EXERCISE BRIEF.
Locate every line below that contains the word "matplotlib" and copy it.

RECORDS SUPPLIED.
** BEGIN **

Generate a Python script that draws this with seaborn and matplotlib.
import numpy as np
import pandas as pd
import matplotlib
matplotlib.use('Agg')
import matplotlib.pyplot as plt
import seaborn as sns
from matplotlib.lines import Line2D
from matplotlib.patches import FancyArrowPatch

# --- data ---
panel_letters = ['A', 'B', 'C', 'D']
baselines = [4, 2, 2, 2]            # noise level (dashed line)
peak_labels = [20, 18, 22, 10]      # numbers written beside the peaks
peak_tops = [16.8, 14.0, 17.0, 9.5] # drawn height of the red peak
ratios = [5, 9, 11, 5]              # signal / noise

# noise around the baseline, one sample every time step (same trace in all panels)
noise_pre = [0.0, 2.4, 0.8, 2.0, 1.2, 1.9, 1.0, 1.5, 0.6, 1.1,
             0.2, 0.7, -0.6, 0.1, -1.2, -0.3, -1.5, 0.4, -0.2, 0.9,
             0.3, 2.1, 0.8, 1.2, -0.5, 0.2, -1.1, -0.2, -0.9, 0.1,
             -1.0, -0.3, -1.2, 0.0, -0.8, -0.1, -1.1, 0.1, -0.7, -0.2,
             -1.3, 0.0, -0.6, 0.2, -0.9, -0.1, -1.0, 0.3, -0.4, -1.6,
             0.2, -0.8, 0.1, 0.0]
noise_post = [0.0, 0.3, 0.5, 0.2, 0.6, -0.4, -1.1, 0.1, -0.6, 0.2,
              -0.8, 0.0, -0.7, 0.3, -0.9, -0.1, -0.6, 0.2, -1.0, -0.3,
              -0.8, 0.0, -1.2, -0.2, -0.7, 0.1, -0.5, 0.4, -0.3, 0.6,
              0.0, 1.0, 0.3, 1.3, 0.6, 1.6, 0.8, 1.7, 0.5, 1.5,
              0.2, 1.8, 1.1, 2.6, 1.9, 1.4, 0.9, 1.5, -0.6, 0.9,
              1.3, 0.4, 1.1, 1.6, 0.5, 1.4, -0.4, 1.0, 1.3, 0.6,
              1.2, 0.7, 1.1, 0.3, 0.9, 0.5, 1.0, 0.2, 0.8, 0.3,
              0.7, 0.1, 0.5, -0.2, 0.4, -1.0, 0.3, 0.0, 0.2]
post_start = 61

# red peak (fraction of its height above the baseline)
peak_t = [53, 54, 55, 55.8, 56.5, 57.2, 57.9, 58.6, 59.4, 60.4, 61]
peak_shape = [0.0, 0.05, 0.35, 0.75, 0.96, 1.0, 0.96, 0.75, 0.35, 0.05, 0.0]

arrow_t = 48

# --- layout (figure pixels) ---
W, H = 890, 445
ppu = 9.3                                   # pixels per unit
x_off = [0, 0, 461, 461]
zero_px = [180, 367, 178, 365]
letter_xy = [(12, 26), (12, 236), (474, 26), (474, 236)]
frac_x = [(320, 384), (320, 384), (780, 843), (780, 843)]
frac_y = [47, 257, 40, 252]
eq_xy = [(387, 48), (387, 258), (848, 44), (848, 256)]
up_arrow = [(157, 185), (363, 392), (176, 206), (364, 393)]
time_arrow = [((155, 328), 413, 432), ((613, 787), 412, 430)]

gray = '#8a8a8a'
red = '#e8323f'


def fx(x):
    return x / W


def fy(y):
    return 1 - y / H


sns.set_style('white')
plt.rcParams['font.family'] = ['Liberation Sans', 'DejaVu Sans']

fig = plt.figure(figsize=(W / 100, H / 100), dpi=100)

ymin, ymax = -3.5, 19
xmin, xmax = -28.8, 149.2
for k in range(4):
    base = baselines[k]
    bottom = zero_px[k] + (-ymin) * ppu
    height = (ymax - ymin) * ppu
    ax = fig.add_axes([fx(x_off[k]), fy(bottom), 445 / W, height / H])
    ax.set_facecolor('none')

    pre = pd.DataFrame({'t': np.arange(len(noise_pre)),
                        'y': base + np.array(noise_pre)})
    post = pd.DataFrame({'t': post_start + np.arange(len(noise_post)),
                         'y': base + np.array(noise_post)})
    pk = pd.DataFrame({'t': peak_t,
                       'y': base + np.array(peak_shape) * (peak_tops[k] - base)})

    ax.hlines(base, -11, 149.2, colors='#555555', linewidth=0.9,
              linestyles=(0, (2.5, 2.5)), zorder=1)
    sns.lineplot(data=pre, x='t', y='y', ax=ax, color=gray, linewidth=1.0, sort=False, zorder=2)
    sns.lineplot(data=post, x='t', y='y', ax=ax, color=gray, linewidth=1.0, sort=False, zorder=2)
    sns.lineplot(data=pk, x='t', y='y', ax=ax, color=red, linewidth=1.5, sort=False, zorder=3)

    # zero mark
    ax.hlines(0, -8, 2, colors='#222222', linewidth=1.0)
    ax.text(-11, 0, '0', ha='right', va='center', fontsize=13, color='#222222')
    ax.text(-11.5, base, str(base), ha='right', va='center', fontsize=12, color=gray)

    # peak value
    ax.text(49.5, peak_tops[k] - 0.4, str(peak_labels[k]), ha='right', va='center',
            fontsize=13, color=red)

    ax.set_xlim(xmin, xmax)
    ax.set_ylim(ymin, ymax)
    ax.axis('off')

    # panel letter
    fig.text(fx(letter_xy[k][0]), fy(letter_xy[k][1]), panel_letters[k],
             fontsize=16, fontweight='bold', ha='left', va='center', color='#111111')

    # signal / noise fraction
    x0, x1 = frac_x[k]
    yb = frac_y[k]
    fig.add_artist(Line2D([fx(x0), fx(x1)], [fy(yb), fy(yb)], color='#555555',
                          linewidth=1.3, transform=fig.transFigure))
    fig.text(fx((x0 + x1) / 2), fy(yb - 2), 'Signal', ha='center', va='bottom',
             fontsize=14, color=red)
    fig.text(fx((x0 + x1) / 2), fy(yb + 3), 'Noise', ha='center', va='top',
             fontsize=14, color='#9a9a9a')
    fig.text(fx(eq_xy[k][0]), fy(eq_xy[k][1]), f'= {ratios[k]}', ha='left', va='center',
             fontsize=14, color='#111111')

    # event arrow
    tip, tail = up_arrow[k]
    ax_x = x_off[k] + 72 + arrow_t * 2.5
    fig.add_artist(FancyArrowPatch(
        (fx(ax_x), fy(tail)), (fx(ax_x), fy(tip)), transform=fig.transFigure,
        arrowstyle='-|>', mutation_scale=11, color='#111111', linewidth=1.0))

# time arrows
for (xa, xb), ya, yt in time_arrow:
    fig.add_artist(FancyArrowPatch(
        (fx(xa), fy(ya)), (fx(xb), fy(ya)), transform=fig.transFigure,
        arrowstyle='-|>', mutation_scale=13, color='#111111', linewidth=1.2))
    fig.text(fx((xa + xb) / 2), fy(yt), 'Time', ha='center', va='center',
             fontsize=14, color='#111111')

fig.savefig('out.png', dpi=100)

** END **
** BEGIN **

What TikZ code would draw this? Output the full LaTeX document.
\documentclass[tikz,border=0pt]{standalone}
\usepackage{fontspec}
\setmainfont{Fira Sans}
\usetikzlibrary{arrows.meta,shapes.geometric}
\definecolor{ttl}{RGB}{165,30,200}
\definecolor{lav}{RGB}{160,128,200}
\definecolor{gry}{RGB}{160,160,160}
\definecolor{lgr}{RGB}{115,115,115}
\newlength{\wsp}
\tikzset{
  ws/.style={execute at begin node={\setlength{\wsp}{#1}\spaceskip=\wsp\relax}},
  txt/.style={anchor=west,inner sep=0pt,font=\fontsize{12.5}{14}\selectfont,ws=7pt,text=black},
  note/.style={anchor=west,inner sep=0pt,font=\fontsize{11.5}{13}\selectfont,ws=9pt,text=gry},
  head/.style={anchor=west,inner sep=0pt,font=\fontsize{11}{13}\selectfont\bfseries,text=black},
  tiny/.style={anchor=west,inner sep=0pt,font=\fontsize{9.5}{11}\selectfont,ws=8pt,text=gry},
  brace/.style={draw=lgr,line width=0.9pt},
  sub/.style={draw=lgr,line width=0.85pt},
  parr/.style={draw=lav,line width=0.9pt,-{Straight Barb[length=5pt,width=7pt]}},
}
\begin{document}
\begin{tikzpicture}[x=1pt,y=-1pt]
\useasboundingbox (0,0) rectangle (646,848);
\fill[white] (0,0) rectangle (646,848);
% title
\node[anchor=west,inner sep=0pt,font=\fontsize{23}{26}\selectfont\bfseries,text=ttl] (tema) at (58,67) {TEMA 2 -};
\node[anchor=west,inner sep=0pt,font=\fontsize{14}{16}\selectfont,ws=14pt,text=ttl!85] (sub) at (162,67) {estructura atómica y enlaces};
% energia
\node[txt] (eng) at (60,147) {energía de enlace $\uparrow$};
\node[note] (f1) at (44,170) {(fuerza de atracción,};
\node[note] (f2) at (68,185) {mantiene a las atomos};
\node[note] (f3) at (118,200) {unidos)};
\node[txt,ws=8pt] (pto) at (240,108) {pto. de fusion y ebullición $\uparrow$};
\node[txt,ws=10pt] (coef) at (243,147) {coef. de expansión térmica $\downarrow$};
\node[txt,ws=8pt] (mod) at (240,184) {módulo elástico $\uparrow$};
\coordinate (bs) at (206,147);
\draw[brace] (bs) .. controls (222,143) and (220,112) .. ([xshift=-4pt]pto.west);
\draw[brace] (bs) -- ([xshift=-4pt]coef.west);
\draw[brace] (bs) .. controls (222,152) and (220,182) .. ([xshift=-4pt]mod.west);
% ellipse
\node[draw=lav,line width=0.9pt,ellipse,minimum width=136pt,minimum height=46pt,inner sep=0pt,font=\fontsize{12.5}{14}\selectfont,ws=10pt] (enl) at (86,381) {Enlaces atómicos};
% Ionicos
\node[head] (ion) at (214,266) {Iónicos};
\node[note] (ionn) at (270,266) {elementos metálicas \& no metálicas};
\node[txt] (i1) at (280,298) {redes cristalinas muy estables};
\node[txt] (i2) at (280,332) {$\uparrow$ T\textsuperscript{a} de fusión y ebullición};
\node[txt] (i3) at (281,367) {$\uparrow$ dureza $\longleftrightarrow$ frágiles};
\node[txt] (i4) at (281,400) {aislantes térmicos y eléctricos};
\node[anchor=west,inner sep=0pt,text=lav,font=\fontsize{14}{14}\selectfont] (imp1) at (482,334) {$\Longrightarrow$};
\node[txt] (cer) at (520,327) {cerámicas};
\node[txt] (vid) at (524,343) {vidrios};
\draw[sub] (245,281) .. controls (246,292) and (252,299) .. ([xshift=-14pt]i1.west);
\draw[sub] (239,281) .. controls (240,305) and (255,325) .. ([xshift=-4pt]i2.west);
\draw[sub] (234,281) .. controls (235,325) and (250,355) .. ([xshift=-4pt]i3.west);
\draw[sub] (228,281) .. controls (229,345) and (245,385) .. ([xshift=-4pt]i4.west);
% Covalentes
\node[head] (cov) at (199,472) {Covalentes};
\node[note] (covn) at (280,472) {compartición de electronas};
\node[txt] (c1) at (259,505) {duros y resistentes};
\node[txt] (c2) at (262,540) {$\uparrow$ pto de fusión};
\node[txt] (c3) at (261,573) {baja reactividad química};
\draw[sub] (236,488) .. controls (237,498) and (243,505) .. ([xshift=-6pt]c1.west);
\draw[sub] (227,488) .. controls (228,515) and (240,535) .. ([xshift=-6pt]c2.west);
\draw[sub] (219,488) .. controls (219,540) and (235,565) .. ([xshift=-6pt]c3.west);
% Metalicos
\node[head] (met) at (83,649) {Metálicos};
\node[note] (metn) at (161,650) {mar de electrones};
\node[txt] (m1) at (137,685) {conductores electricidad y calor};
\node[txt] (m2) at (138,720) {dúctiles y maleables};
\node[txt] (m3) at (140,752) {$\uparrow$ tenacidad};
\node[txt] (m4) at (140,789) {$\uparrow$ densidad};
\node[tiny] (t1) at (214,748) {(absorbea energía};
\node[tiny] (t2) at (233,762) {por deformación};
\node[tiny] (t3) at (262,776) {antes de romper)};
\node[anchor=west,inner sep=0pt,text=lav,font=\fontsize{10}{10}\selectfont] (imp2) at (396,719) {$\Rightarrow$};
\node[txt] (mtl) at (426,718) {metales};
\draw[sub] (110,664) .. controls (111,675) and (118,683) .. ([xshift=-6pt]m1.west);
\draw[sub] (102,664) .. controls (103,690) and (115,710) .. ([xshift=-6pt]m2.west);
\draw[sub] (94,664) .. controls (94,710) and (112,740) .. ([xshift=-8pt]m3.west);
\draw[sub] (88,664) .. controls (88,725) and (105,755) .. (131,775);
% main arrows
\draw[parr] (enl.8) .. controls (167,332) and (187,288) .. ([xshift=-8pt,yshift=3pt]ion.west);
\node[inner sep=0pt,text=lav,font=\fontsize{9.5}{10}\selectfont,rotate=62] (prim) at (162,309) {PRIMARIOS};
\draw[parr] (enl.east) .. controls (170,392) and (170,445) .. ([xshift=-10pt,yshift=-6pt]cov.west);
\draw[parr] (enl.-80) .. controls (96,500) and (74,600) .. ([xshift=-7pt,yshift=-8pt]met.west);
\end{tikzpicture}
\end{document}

** END **
** BEGIN **

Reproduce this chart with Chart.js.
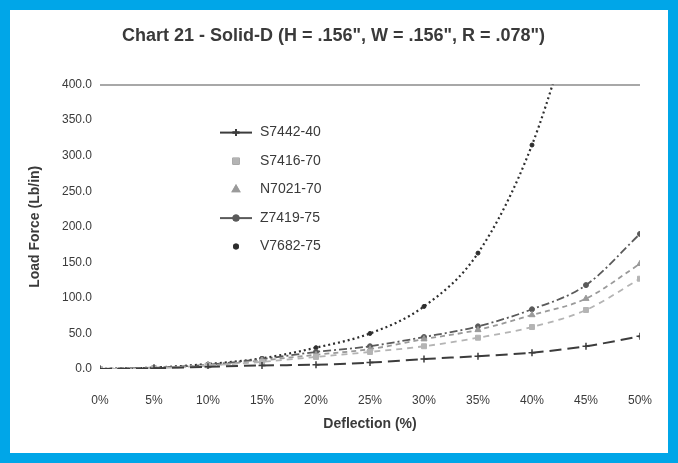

** END **

SOLUTION FOR THIS PROBLEM.
Generate a Python script that draws this with seaborn and matplotlib.
import matplotlib
matplotlib.use('Agg')
import matplotlib.pyplot as plt
from matplotlib.lines import Line2D
from matplotlib.patches import FancyArrowPatch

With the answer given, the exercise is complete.